Thursday, August 23, 2007

The Bookman's Melancholy

I am in the process of decimating my library. Actually, it's worse than that. I have had to set myself the goal of reducing my collection of books by at least two thirds.

This is a painful process for someone whose life has always centered around the written word, both his own and others. Don't misunderstand me, I appreciate a good movie, and although I seldom watch television these days, I enjoy some of it quite a bit.

But I grew up with books, and they are my first love. My parents say that I first started to read on my own when I was three-years-old. By the time I was in 5th grade, my bedroom was filled with bookshelves from wall to wall. As a freshman in high school, I was the only person other than the librarians to have a stack pass to the city library. (They told me that it was self-defense since I read so much and such varied subjects that it was easier to let me get my own books than for them to be constantly searching out yet another obscure book.)

The size of my personal library peaked many years ago at about 10,000 or so volumes. Since then I have tried to impose some discipline. Until then, any book that I liked, or thought that I might like better in the future, or that I thought I might need for research, etc. could easily find itself a home on my shelves. Well actually it would have had to be a book that was intolerably bad in some way not to achieve at least a temporary adoption.

These days, I try hard to be diligent about culling but, I probably have over one thousand books in this room alone, and another 500 or so scattered elsewhere throughout the house. Several of my bookshelves are stacked two layers deep.

People don't read as much as they used to, or so I am told. I guess that must be true since even the well-read among my friends are startled by the volume of books on the walls of my study. I must be out-of-date.

I have mentioned before, when in a listing frame of mind, some of the books that live here with me, so I will not revisit them all. But to return to the subject of this blog, I would like to examine here the melancholia of a bookman in the process of divorcing his companions.

Here is, as the King of Siam would put it, a puzzlement. I have three copies of Rabelais' works. Each contains the same text translated by the same translator, yet each has its own unique charm. Which of them shall be sent away, expelled from its place on the shelf? How am I to make a choice?

The first cut is easy. One of the copies is a paperback used only for reading to save wear and tear on the other two. With only a small pang I place the tattered Penguin paperback into the box to be joined later by other outcasts.

But the second choice is hard.
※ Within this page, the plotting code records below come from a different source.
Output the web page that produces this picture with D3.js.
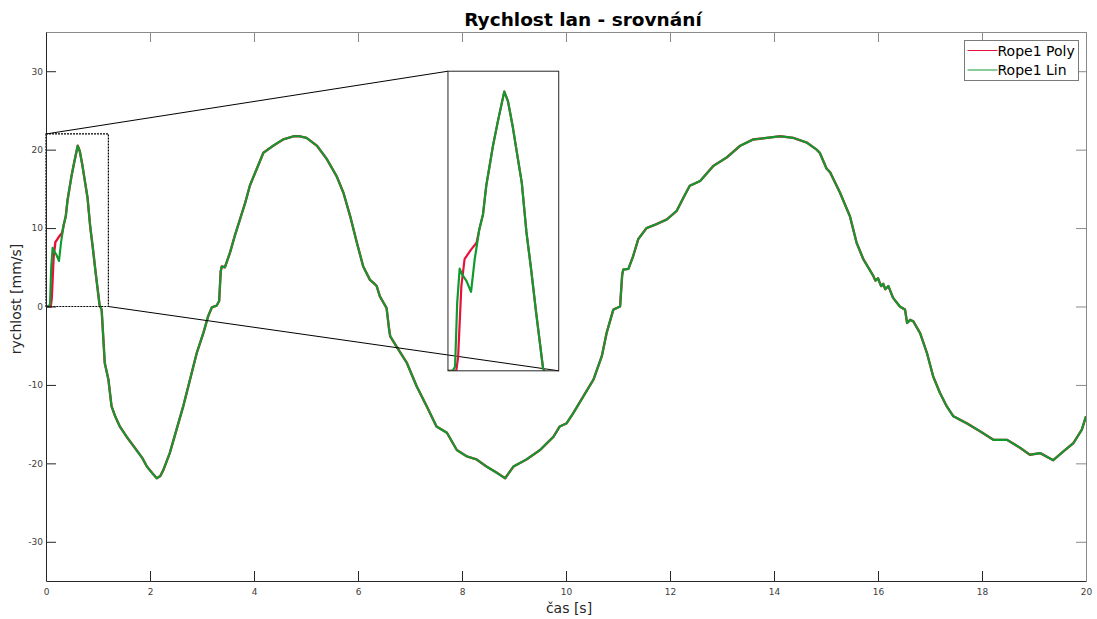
<!DOCTYPE html>
<html>
<head>
<meta charset="utf-8">
<script src="https://cdn.jsdelivr.net/npm/d3@7"></script>
<style>
  body { margin: 0; background: #fff; }
  svg { font-family: "DejaVu Sans", Verdana, sans-serif; }
</style>
</head>
<body>
<div id="chart"></div>
<script>
// start of the run, where the two rope estimates differ
var startTimePoly = [0, 0.09, 0.11, 0.145, 0.18, 0.22, 0.25, 0.31, 0.34];
var startPoly     = [0, 0, 1.0, 6.2, 8.2, 8.6, 8.9, 9.4, 10.4];
var startTimeLin  = [0, 0.05, 0.077, 0.1, 0.127, 0.16, 0.2, 0.25, 0.29, 0.34];
var startLin      = [0, 0, 0.3, 5.0, 7.5, 7.0, 6.6, 5.8, 8.2, 10.4];

// rest of the run, both estimates overlap
var tailTime = [0.38, 0.415, 0.45, 0.487, 0.54, 0.61, 0.65, 0.70, 0.757, 0.80, 0.85, 0.90, 0.955, 1.03, 1.07,
  1.13, 1.20, 1.26, 1.33, 1.42, 1.55, 1.65, 1.74, 1.85, 1.94, 2.05, 2.13, 2.20, 2.26, 2.38, 2.51, 2.64,
  2.77, 2.90, 3.03, 3.12, 3.19, 3.28, 3.33, 3.36, 3.38, 3.44, 3.54, 3.63, 3.73, 3.83, 3.92, 4.05, 4.18,
  4.37, 4.56, 4.76, 4.88, 5.01, 5.21, 5.40, 5.59, 5.72, 5.85, 5.98, 6.10, 6.23, 6.30, 6.36, 6.42, 6.55, 6.60,
  6.62, 6.74, 6.94, 7.13, 7.32, 7.51, 7.71, 7.90, 8.09, 8.28, 8.47, 8.67, 8.83, 8.99, 9.24, 9.50, 9.76,
  9.88, 10.01, 10.14, 10.33, 10.53, 10.69, 10.78, 10.91, 11.04, 11.08, 11.10, 11.20, 11.29, 11.39, 11.55,
  11.74, 11.94, 12.13, 12.26, 12.38, 12.58, 12.83, 13.09, 13.35, 13.60, 13.86, 14.12, 14.37, 14.63, 14.82,
  14.88, 15.01, 15.08, 15.27, 15.46, 15.59, 15.72, 15.91, 15.95, 16.00, 16.06, 16.10, 16.14, 16.20, 16.29,
  16.42, 16.52, 16.56, 16.62, 16.68, 16.81, 16.94, 17.06, 17.19, 17.32, 17.45, 17.71, 17.96, 18.22, 18.48,
  18.73, 18.92, 19.12, 19.37, 19.56, 19.76, 19.92, 20.00];
var tailValues = [11.5, 13.6, 15.0, 16.5, 18.3, 20.5, 19.8, 18.0, 15.6, 13.8, 10.2, 7.5, 4.3, 0.2, -0.4,
  -7.2, -9.3, -12.7, -14.0, -15.3, -16.6, -17.5, -18.3, -19.3, -20.4, -21.3, -21.9, -21.6, -20.8, -18.7, -15.7, -12.7,
  -9.3, -5.9, -3.3, -1.2, -0.1, 0.1, 0.7, 4.5, 5.1, 5.0, 6.9, 9.0, 11.1, 13.2, 15.4, 17.5, 19.6,
  20.5, 21.3, 21.7, 21.7, 21.5, 20.5, 18.8, 16.6, 14.5, 11.5, 8.1, 5.1, 3.4, 3.0, 2.6, 1.3, -0.2, -3.0,
  -3.8, -5.1, -7.2, -10.2, -12.7, -15.3, -16.1, -18.3, -19.1, -19.5, -20.4, -21.2, -21.9, -20.4, -19.5, -18.3, -16.6,
  -15.3, -14.9, -13.6, -11.5, -9.3, -6.3, -3.4, -0.4, 0.0, 4.0, 4.7, 4.8, 6.4, 8.6, 10.0,
  10.5, 11.1, 12.2, 13.9, 15.4, 16.0, 17.9, 19.0, 20.5, 21.3, 21.5, 21.7, 21.5, 20.9, 20.0,
  19.6, 17.6, 17.1, 14.5, 11.5, 8.1, 6.0, 3.9, 3.3, 3.6, 2.6, 2.9, 2.2, 2.6, 1.1,
  0.0, -0.4, -2.1, -1.7, -1.9, -3.4, -5.9, -8.9, -11.0, -12.7, -14.0, -14.9, -15.9, -17.0, -17.0,
  -18.0, -18.9, -18.7, -19.6, -18.5, -17.4, -15.7, -14.0];

var xTicks = [0, 2, 4, 6, 8, 10, 12, 14, 16, 18, 20];
var yTicks = [-30, -20, -10, 0, 10, 20, 30];
var seriesNames = ["Rope1 Poly", "Rope1 Lin"];
var seriesColors = ["#e8103c", "#109a2e"];

var drawChart = function() {
  var w = 1097, h = 619;
  var pLeft = 46, pRight = 1086, pTop = 32, pBottom = 581;

  var polyTime = startTimePoly.concat(tailTime);
  var polyVals = startPoly.concat(tailValues);
  var linTime = startTimeLin.concat(tailTime);
  var linVals = startLin.concat(tailValues);
  var poly = polyTime.map(function(t, i) { return [t, polyVals[i]]; });
  var lin = linTime.map(function(t, i) { return [t, linVals[i]]; });
  var series = [poly, lin];

  var svg = d3.select("#chart").append("svg")
    .attr("width", w)
    .attr("height", h);

  var xScale = d3.scaleLinear().domain([0, 20]).range([pLeft, pRight]);
  var yScale = d3.scaleLinear().domain([-35, 35]).range([pBottom, pTop]);

  var defs = svg.append("defs");
  defs.append("clipPath").attr("id", "plotClip")
    .append("rect")
    .attr("x", pLeft).attr("y", pTop)
    .attr("width", pRight - pLeft).attr("height", pBottom - pTop);

  // main curves
  var line = d3.line()
    .x(function(d) { return xScale(d[0]); })
    .y(function(d) { return yScale(d[1]); });

  svg.append("g").attr("clip-path", "url(#plotClip)")
    .selectAll("path")
    .data(series)
    .enter()
    .append("path")
    .attr("d", line)
    .attr("fill", "none")
    .attr("stroke", function(d, i) { return seriesColors[i]; })
    .attr("stroke-width", function(d, i) { return i == 0 ? 2.4 : 2.1; })
    .attr("stroke-linejoin", "round");

  // zoom window and its magnified copy
  var src = {t0: 0, t1: 1.2, v0: 0, v1: 22};
  var dst = {t0: 7.73, t1: 9.86, v0: -8.2, v1: 30};

  svg.append("rect")
    .attr("x", xScale(src.t0)).attr("y", yScale(src.v1))
    .attr("width", xScale(src.t1) - xScale(src.t0))
    .attr("height", yScale(src.v0) - yScale(src.v1))
    .attr("fill", "none").attr("stroke", "#000").attr("stroke-width", 1.2)
    .attr("stroke-dasharray", "2,1");

  svg.append("line")
    .attr("x1", xScale(src.t0)).attr("y1", yScale(src.v1))
    .attr("x2", xScale(dst.t0)).attr("y2", yScale(dst.v1))
    .attr("stroke", "#000").attr("stroke-width", 1);
  svg.append("line")
    .attr("x1", xScale(src.t1)).attr("y1", yScale(src.v0))
    .attr("x2", xScale(dst.t1)).attr("y2", yScale(dst.v0))
    .attr("stroke", "#000").attr("stroke-width", 1);

  var ix = d3.scaleLinear().domain([src.t0, src.t1]).range([xScale(dst.t0), xScale(dst.t1)]);
  var iy = d3.scaleLinear().domain([src.v0, src.v1]).range([yScale(dst.v0), yScale(dst.v1)]);

  defs.append("clipPath").attr("id", "insetClip")
    .append("rect")
    .attr("x", ix(src.t0)).attr("y", iy(src.v1))
    .attr("width", ix(src.t1) - ix(src.t0))
    .attr("height", iy(src.v0) - iy(src.v1));

  var insetLine = d3.line()
    .x(function(d) { return ix(d[0]); })
    .y(function(d) { return iy(d[1]); });

  svg.append("g").attr("clip-path", "url(#insetClip)")
    .selectAll("path")
    .data(series)
    .enter()
    .append("path")
    .attr("d", insetLine)
    .attr("fill", "none")
    .attr("stroke", function(d, i) { return seriesColors[i]; })
    .attr("stroke-width", 2.2)
    .attr("stroke-linejoin", "round");

  svg.append("rect")
    .attr("x", ix(src.t0)).attr("y", iy(src.v1))
    .attr("width", ix(src.t1) - ix(src.t0))
    .attr("height", iy(src.v0) - iy(src.v1))
    .attr("fill", "none").attr("stroke", "#262626").attr("stroke-width", 1);

  // axes, ticks pointing inward on all four sides
  var tickLen = 10;
  var fmt = function(d) { return String(d); };

  svg.append("g")
    .attr("class", "axis")
    .attr("transform", "translate(0," + pBottom + ")")
    .call(d3.axisBottom(xScale).tickValues(xTicks).tickFormat(fmt).tickSizeInner(-tickLen).tickSizeOuter(0).tickPadding(7.5));
  svg.append("g")
    .attr("class", "axis top")
    .attr("transform", "translate(0," + pTop + ")")
    .call(d3.axisTop(xScale).tickValues(xTicks).tickFormat("").tickSizeInner(-tickLen).tickSizeOuter(0));
  svg.append("g")
    .attr("class", "axis")
    .attr("transform", "translate(" + pLeft + ",0)")
    .call(d3.axisLeft(yScale).tickValues(yTicks).tickFormat(fmt).tickSizeInner(-tickLen).tickSizeOuter(0).tickPadding(3));
  svg.append("g")
    .attr("class", "axis right")
    .attr("transform", "translate(" + pRight + ",0)")
    .call(d3.axisRight(yScale).tickValues(yTicks).tickFormat("").tickSizeInner(-tickLen).tickSizeOuter(0));

  svg.selectAll(".axis text")
    .attr("font-size", 9)
    .attr("fill", "#404040")
    .attr("font-family", "DejaVu Sans");
  svg.selectAll(".axis path, .axis line").attr("stroke", "#262626");
  svg.selectAll(".top path, .top line, .right path, .right line").attr("stroke", "#8a8a8a");

  // title and labels
  svg.append("text")
    .attr("x", 583).attr("y", 26)
    .attr("text-anchor", "middle")
    .attr("font-size", 18.5).attr("font-weight", "bold")
    .attr("fill", "#000")
    .text("Rychlost lan - srovnání");

  svg.append("text")
    .attr("x", 569).attr("y", 612.5)
    .attr("text-anchor", "middle")
    .attr("font-size", 14).attr("fill", "#262626")
    .text("čas [s]");

  svg.append("text")
    .attr("transform", "translate(21,299) rotate(-90)")
    .attr("text-anchor", "middle")
    .attr("font-size", 14).attr("fill", "#262626")
    .text("rychlost [mm/s]");

  // legend
  var legend = svg.append("g").attr("transform", "translate(964.5,40.5)");
  legend.append("rect")
    .attr("width", 114).attr("height", 40)
    .attr("fill", "#fff").attr("stroke", "#7a7a7a").attr("stroke-width", 1);
  var item = legend.selectAll(".item")
    .data(seriesNames)
    .enter()
    .append("g")
    .attr("transform", function(d, i) { return "translate(0," + (10 + i * 19.5) + ")"; });
  item.append("line")
    .attr("x1", 3).attr("x2", 33)
    .attr("stroke", function(d, i) { return seriesColors[i]; })
    .attr("stroke-width", 1);
  item.append("text")
    .attr("x", 33).attr("y", 5)
    .attr("font-size", 14).attr("fill", "#000")
    .text(function(d) { return d; });
};

drawChart();
</script>
</body>
</html>
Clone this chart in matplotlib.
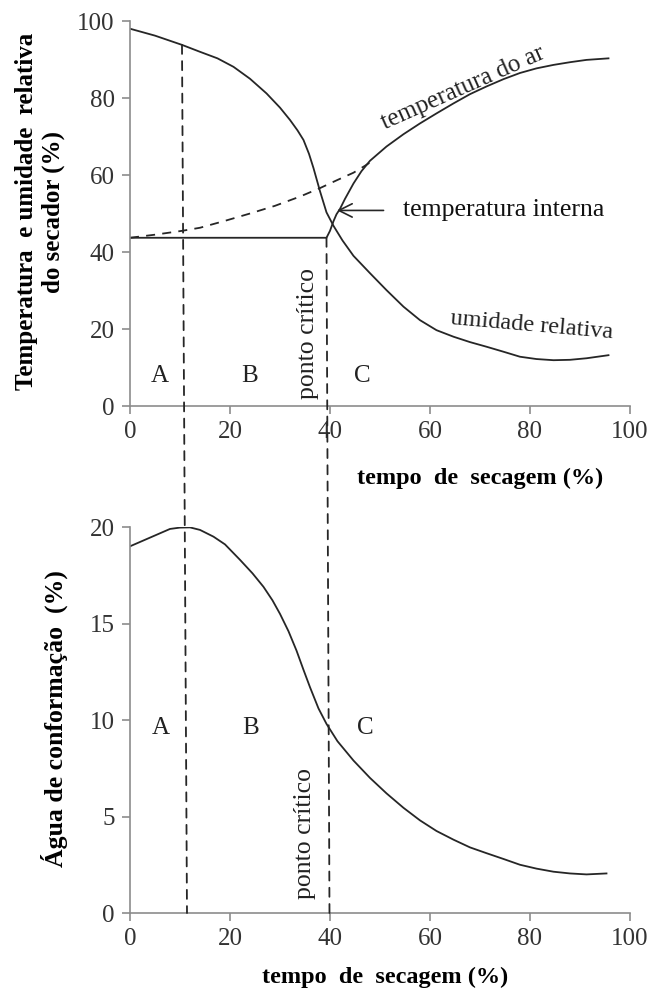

The two hardcover books sit next to me as I write, waiting to learn their fate. The smaller is covered in brown cloth with goldleaf title on the spine and an illustration in gold on the front cover. Published by Chatto and Windus in 1879, it contains "numerous" illustrations by the great Gustave Dore. Illustrations even more delightful than those he made for Dante's "Divine Comedy". They are wicked, bawdy, and powerful.

Dore's illustration of baby Gargantua

... and yet ...

The book with the red cover has no date on it, but I know that it was published in 1927. It contains the same text, but this one was illustrated by Frank C Pape, an artist now mostly forgotten except by a few fanatics (in whose company I eagerly count myself). He is an illustrator whose delightfully vicious sense of humor was so perfect that James Branch Cabell once wrote him a letter apologizing that his text was no match for Pape's illustrations.

Detail of a Pape illustration from Cabell's "Figures of Earth"

How do I choose between them?

The simple answer is ... I cannot. I place the two books back on the shelf.

My wife comes in to see how my task is progressing. She looks in the box at the single paperback, laughs and shakes her head. She pats me on the shoulder, kisses my on the ear and tells me to keep up the good work.